**The request:** Below are the records; pull every line that includes "React".

[Begin]

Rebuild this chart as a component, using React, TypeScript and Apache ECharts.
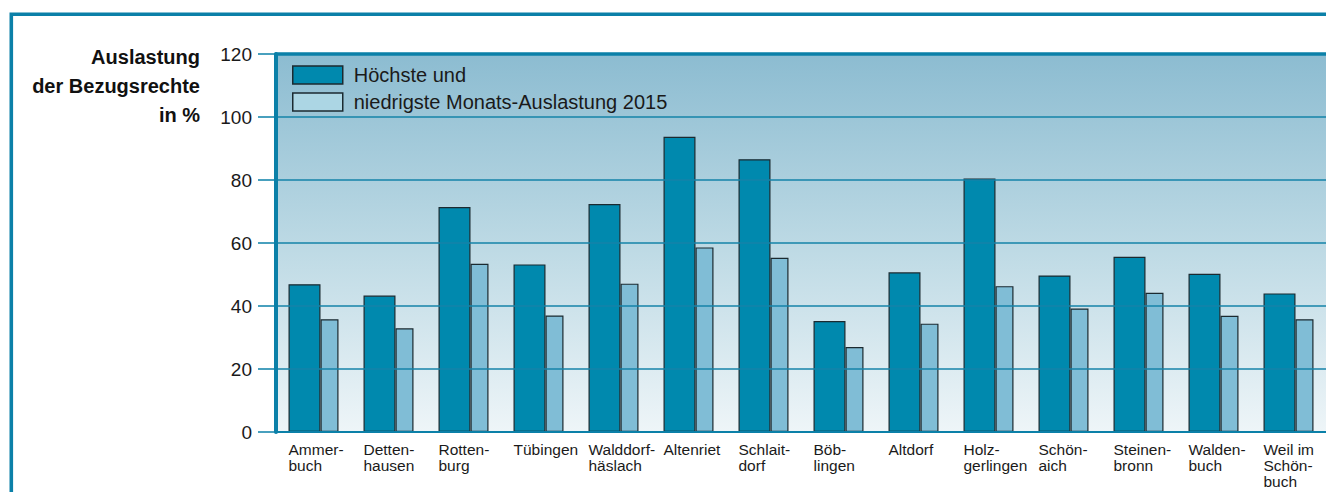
import React, { useEffect, useRef } from "react";
import * as echarts from "echarts";

const categories = [
  "Ammerbuch", "Dettenhausen", "Rottenburg", "Tübingen", "Walddorfhäslach",
  "Altenriet", "Schlaitdorf", "Böblingen", "Altdorf", "Holzgerlingen",
  "Schönaich", "Steinenbronn", "Waldenbuch", "Weil im Schönbuch",
];
const xLabels = [
  "Ammer-\nbuch", "Detten-\nhausen", "Rotten-\nburg", "Tübingen", "Walddorf-\nhäslach",
  "Altenriet", "Schlait-\ndorf", "Böb-\nlingen", "Altdorf", "Holz-\ngerlingen",
  "Schön-\naich", "Steinen-\nbronn", "Walden-\nbuch", "Weil im\nSchön-\nbuch",
];
const highest = [46.9, 43.3, 71.4, 53.2, 72.4, 93.7, 86.6, 35.2, 50.7, 80.5, 49.7, 55.6, 50.2, 44.0];
const lowest = [35.8, 32.9, 53.4, 37.0, 47.1, 58.6, 55.3, 27.0, 34.4, 46.3, 39.2, 44.2, 36.9, 35.8];
const yTicks = [0, 20, 40, 60, 80, 100, 120];
const seriesNames = ["Höchste und", "niedrigste Monats-Auslastung 2015"];
const yTitle = "Auslastung\nder Bezugsrechte\nin %";

const TEAL = "#0b80a8";
const DARK = "#0089ae";
const LIGHT = "#80bdd6";
const LEGEND_LIGHT = "#acd6e4";
const FONT = "'Liberation Sans', Arial, sans-serif";

export default function App() {
  const ref = useRef<HTMLDivElement>(null);
  useEffect(() => {
    if (!ref.current) return;
    const chart = echarts.init(ref.current, null, { renderer: "svg" });
    chart.setOption({
      animation: false,
      backgroundColor: "#ffffff",
      textStyle: { fontFamily: FONT },
      graphic: [
        {
          type: "rect",
          shape: { x: 11.3, y: 14.2, width: 1600, height: 800 },
          style: { fill: "none", stroke: TEAL, lineWidth: 3.6 },
          z: 100,
        },
        {
          type: "text",
          x: 200,
          y: 43,
          style: {
            text: yTitle,
            align: "right",
            verticalAlign: "top",
            fontSize: 20,
            fontWeight: "bold",
            lineHeight: 28.7,
            fontFamily: FONT,
            fill: "#111",
          },
        },
      ],
      legend: {
        orient: "vertical",
        left: 287,
        top: 60,
        itemWidth: 50,
        itemHeight: 18,
        itemGap: 7,
        icon: "rect",
        selectedMode: false,
        textStyle: { fontSize: 20, color: "#1a1a1a", fontFamily: FONT, padding: [0, 0, 0, 6] },
        data: [
          { name: seriesNames[0], itemStyle: { color: DARK, borderColor: "#1b2a30", borderWidth: 1.5 } },
          { name: seriesNames[1], itemStyle: { color: LEGEND_LIGHT, borderColor: "#1b2a30", borderWidth: 1.5 } },
        ],
      },
      grid: {
        left: 276,
        top: 54,
        width: 1055,
        height: 378,
        show: true,
        borderWidth: 0,
        backgroundColor: new echarts.graphic.LinearGradient(0, 0, 0, 1, [
          { offset: 0, color: "#8cbcd1" },
          { offset: 0.5, color: "#bcd9e4" },
          { offset: 1, color: "#eef5f8" },
        ]),
      },
      xAxis: [
        {
          type: "category",
          data: categories,
          boundaryGap: true,
          axisLine: { show: true, lineStyle: { color: TEAL, width: 2 } },
          axisTick: { show: false },
          axisLabel: { show: false },
          z: 5,
        },
        {
          type: "category",
          data: categories,
          position: "top",
          axisLine: { show: true, lineStyle: { color: TEAL, width: 3.5 } },
          axisTick: { show: false },
          axisLabel: { show: false },
          z: 5,
        },
      ],
      yAxis: {
        type: "value",
        min: yTicks[0],
        max: yTicks[yTicks.length - 1],
        interval: 20,
        axisLine: { show: true, lineStyle: { color: TEAL, width: 4 } },
        axisTick: { show: true, inside: false, length: 18, lineStyle: { color: TEAL, width: 1.5 } },
        axisLabel: { fontSize: 19, color: "#1a1a1a", margin: 24, fontFamily: FONT },
        splitLine: { show: true, lineStyle: { color: "#1583a8", width: 1.6 } },
        z: 5,
      },
      series: [
        {
          name: seriesNames[0],
          type: "bar",
          data: highest,
          barWidth: 32,
          barGap: "0%",
          itemStyle: { color: DARK, borderColor: "#1b2a30", borderWidth: 1.2 },
          z: 3,
        },
        {
          name: seriesNames[1],
          type: "bar",
          data: lowest,
          barWidth: 18,
          barGap: "0%",
          itemStyle: { color: LIGHT, borderColor: "#1b2a30", borderWidth: 1.2 },
          z: 3,
        },
        {
          name: "labels",
          type: "custom",
          silent: true,
          clip: false,
          data: categories.map((_, i) => [i, 0]),
          renderItem: (params: any, api: any) => {
            const p = api.coord([api.value(0), 0]);
            return {
              type: "text",
              x: p[0] - 25,
              y: p[1] + 9,
              style: {
                text: xLabels[params.dataIndex],
                fontSize: 15.5,
                lineHeight: 16,
                fontFamily: FONT,
                fill: "#1a1a1a",
                align: "left",
                verticalAlign: "top",
              },
            };
          },
        },
      ],
    });
    return () => chart.dispose();
  }, []);
  return (
    <div style={{ position: "absolute", left: 0, top: 0, width: 1326, height: 492, overflow: "hidden" }}>
      <div ref={ref} style={{ width: 1326, height: 492 }} />
    </div>
  );
}
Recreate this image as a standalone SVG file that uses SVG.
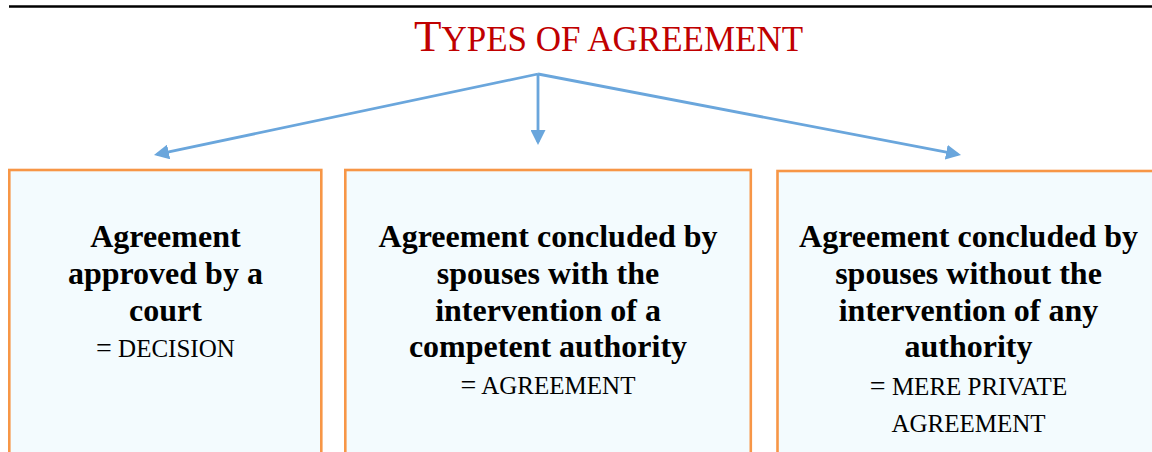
<svg xmlns="http://www.w3.org/2000/svg" width="1152" height="452" viewBox="0 0 1152 452">
  <defs>
    <marker id="ah" viewBox="0 0 15 15" refX="12" refY="7.5" markerWidth="15" markerHeight="15" markerUnits="userSpaceOnUse" orient="auto">
      <path d="M0,0 L15,7.5 L0,15 z" fill="#6aa6dc"/>
    </marker>
  </defs>
  <style>
    .box { fill: #f3fbfe; stroke: #f79646; stroke-width: 2.6; }
    .conn { stroke: #6aa6dc; stroke-width: 2.8; fill: none; marker-end: url(#ah); }
    .b { font-family: "Liberation Serif", "Times New Roman", serif; font-weight: bold; font-size: 32px; fill: #000; text-anchor: middle; }
    .r { font-family: "Liberation Serif", "Times New Roman", serif; font-size: 25px; fill: #000; text-anchor: middle; }
    .eq { font-size: 28px; }
    .title { font-family: "Liberation Serif", "Times New Roman", serif; fill: #c00000; text-anchor: middle; }
  </style>
  <rect x="0" y="0" width="1152" height="452" fill="#ffffff"/>
  <line x1="9" y1="6.5" x2="1152" y2="6.5" stroke="#000" stroke-width="2.5"/>
  <g id="title">
    <text class="title" x="608.5" y="50.5"><tspan font-size="45">T</tspan><tspan font-size="35">YPES OF AGREEMENT</tspan></text>
  </g>
  <g id="connectors">
    <line class="conn" x1="538" y1="74" x2="156.9" y2="154.4"/>
    <line class="conn" x1="538" y1="74" x2="538" y2="142"/>
    <line class="conn" x1="538" y1="74" x2="958.05" y2="154.44"/>
  </g>
  <g id="node-court">
    <rect class="box" x="9.3" y="170" width="312" height="300"/>
    <text class="b" x="165.4" y="247.3">Agreement</text>
    <text class="b" x="165.4" y="283.5">approved by a</text>
    <text class="b" x="165.4" y="320.5">court</text>
    <text class="r" x="165.4" y="357.3"><tspan class="eq">=</tspan> DECISION</text>
  </g>
  <g id="node-authority">
    <rect class="box" x="345.3" y="170" width="405.5" height="300"/>
    <text class="b" x="548" y="247.3">Agreement concluded by</text>
    <text class="b" x="548" y="283.5">spouses with the</text>
    <text class="b" x="548" y="320.5">intervention of a</text>
    <text class="b" x="548" y="356.5">competent authority</text>
    <text class="r" x="548" y="394"><tspan class="eq">=</tspan> AGREEMENT</text>
  </g>
  <g id="node-private">
    <rect class="box" x="777.5" y="171" width="400" height="300"/>
    <text class="b" x="968.5" y="247.3">Agreement concluded by</text>
    <text class="b" x="968.5" y="283.5">spouses without the</text>
    <text class="b" x="968.5" y="320.5">intervention of any</text>
    <text class="b" x="968.5" y="356.7">authority</text>
    <text class="r" x="968.5" y="395"><tspan class="eq">=</tspan> MERE PRIVATE</text>
    <text class="r" x="968.5" y="431.7">AGREEMENT</text>
  </g>
</svg>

[End]

**Task solution:**
Rebuild this chart as a component, using React, TypeScript and Apache ECharts.
import React, { useEffect, useRef } from "react";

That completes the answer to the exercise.